All lines featuring the string "matplotlib" are to be listed.

[Source code of charts]

[start]

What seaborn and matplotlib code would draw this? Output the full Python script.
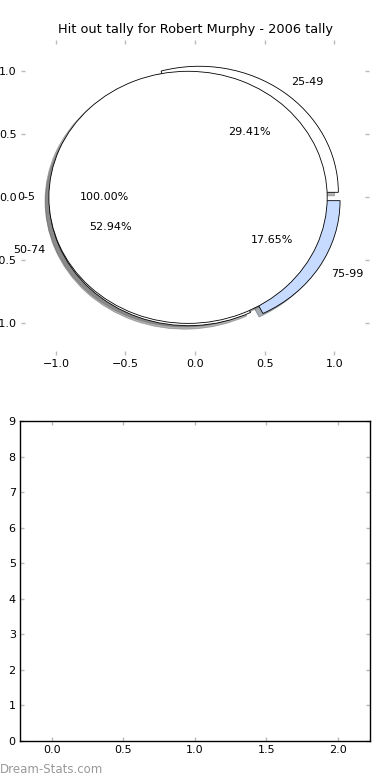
import matplotlib
matplotlib.use("Agg")
import matplotlib.pyplot as plt
import seaborn as sns

sns.set_style("white")
plt.rcParams['font.family'] = ['DejaVu Sans']
plt.rcParams['text.color'] = 'black'
plt.rcParams['xtick.labelcolor'] = 'black'
plt.rcParams['ytick.labelcolor'] = 'black'

title = "Hit out tally for Robert Murphy - 2006 tally"
outer_labels = ["0-5"]
outer_values = [1]
inner_labels = ["25-49", "50-74", "75-99"]
inner_values = [5, 9, 3]
inner_colors = ["#ffffff", "#ffffff", "#c6dbff"]
outer_colors = ["#ffffff"]
y_ticks_bottom = list(range(0, 10))
x_ticks_bottom = [0.0, 0.5, 1.0, 1.5, 2.0]

fig = plt.figure(figsize=(3.9, 7.8), dpi=100)
ax1 = fig.add_axes([0.054, 0.545, 0.892, 0.404])
ax2 = fig.add_axes([0.051, 0.050, 0.897, 0.410])

wedge_kw = dict(edgecolor="black", linewidth=0.6)
txt_kw = dict(fontsize=8, color="black")
ax1.pie(inner_values, labels=inner_labels, colors=inner_colors,
        explode=[0.05] * len(inner_values), autopct="%1.2f%%",
        shadow=dict(shade=0.6), wedgeprops=wedge_kw, textprops=txt_kw)
ax1.pie(outer_values, labels=outer_labels, colors=outer_colors,
        explode=[0.05], autopct="%1.2f%%", shadow=dict(shade=0.6),
        wedgeprops=wedge_kw, textprops=txt_kw)
ax1.set_aspect("auto")
ax1.set_xlim(-1.25, 1.25)
ax1.set_ylim(-1.25, 1.25)
ax1.set_xticks([-1.0, -0.5, 0.0, 0.5, 1.0])
ax1.set_yticks([-1.0, -0.5, 0.0, 0.5, 1.0])
ax1.set_frame_on(False)
ax1.set_title(title, fontsize=9.3, pad=5, color="black")

ax2.set_xlim(-0.225, 2.225)
ax2.set_ylim(0, 9)
ax2.set_xticks(x_ticks_bottom)
ax2.set_yticks(y_ticks_bottom)
for s in ax2.spines.values():
    s.set_linewidth(1.0)
    s.set_color("black")

for ax in (ax1, ax2):
    ax.tick_params(direction="in", length=3, width=1, color="#bbbbbb",
                   labelcolor="black",
                   top=True, right=True, bottom=True, left=True,
                   labelsize=8, pad=3)

fig.text(0.0, 0.005, "Dream-Stats.com", fontsize=8.5, color="#999999",
         ha="left", va="bottom")

fig.savefig("out.png", dpi=100)
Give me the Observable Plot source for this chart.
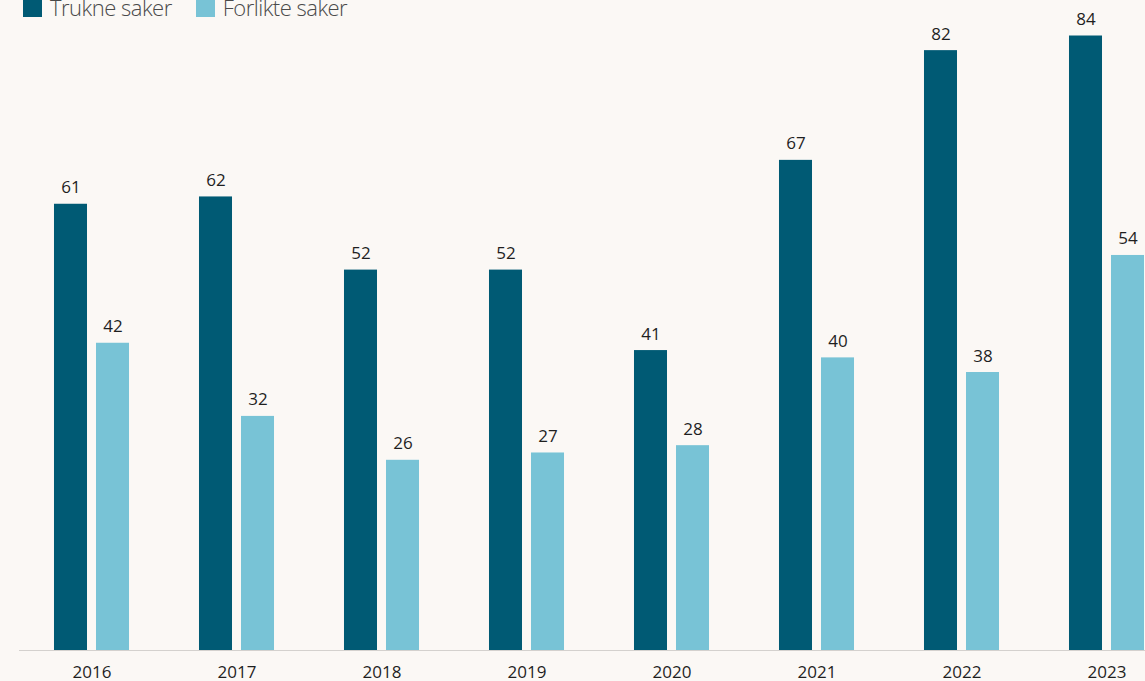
<!DOCTYPE html>
<html>
<head>
<meta charset="utf-8">
<script src="https://cdn.jsdelivr.net/npm/d3@7"></script>
<script src="https://cdn.jsdelivr.net/npm/@observablehq/plot@0.6"></script>
<style>
  html, body { margin: 0; padding: 0; background: #fbf8f5; overflow: hidden; width: 1145px; height: 681px; }
  #wrap { position: relative; width: 1145px; height: 681px; overflow: hidden; }
  #legend { position: absolute; left: 23px; top: -8px; display: flex; align-items: center; font-family: "Open Sans", sans-serif; font-weight: 300; font-size: 22px; letter-spacing: -0.5px; color: #4a4a4a; z-index: 2; line-height: 30px; }
  #legend .item { display: flex; align-items: center; margin-right: 24px; }
  #legend .sw { width: 19px; height: 19px; margin-right: 8px; }
  #chart { position: absolute; left: 0; top: 0; }
  #chart svg { max-width: none !important; }
</style>
</head>
<body>
<div id="wrap">
  <div id="legend"></div>
  <div id="chart"></div>
</div>
<script>
// Saker per år: trukne og forlikte
const years = ["2016", "2017", "2018", "2019", "2020", "2021", "2022", "2023"];
const series = ["Trukne saker", "Forlikte saker"];
const trukne = [61, 62, 52, 52, 41, 67, 82, 84];
const forlikte = [42, 32, 26, 27, 28, 40, 38, 54];
const colors = ["#005a74", "#78c3d6"];

const rows = years.flatMap((year, i) => [
  {year, serie: series[0], value: trukne[i]},
  {year, serie: series[1], value: forlikte[i]}
]);

// Legend
const legend = document.getElementById("legend");
series.forEach((s, i) => {
  const item = document.createElement("div");
  item.className = "item";
  const sw = document.createElement("div");
  sw.className = "sw";
  sw.style.background = colors[i];
  const label = document.createElement("span");
  label.textContent = s;
  item.append(sw, label);
  legend.append(item);
});

const chart = Plot.plot({
  width: 1180,
  height: 681,
  marginLeft: 19,
  marginRight: 1,
  marginTop: 35.5,
  marginBottom: 31,
  style: {background: "transparent", fontFamily: "Open Sans, sans-serif", color: "#1f1f1f"},
  fx: {domain: years, padding: 0, label: null, round: false},
  x: {domain: series, axis: null, paddingInner: 0.214, paddingOuter: 0.833, round: false},
  y: {domain: [0, 84], axis: null},
  color: {domain: series, range: colors},
  marks: [
    Plot.barY(rows, {fx: "year", x: "serie", y: "value", fill: "serie"}),
    Plot.text(rows, {fx: "year", x: "serie", y: "value", text: d => String(d.value), dy: -11, lineAnchor: "bottom", fontSize: 17, fill: "#1f1f1f"}),
    Plot.ruleY([0], {stroke: "#d4d1ce", strokeWidth: 1.2}),
    Plot.axisFx({anchor: "bottom", tickSize: 0, tickPadding: 15, fontSize: 17, label: null, fill: "#1f1f1f"})
  ]
});
document.getElementById("chart").append(chart);
</script>
</body>
</html>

[end]

**Exercise response:**
What seaborn and matplotlib code would draw this? Output the full Python script.
import matplotlib
matplotlib.use("Agg")
import matplotlib.pyplot as plt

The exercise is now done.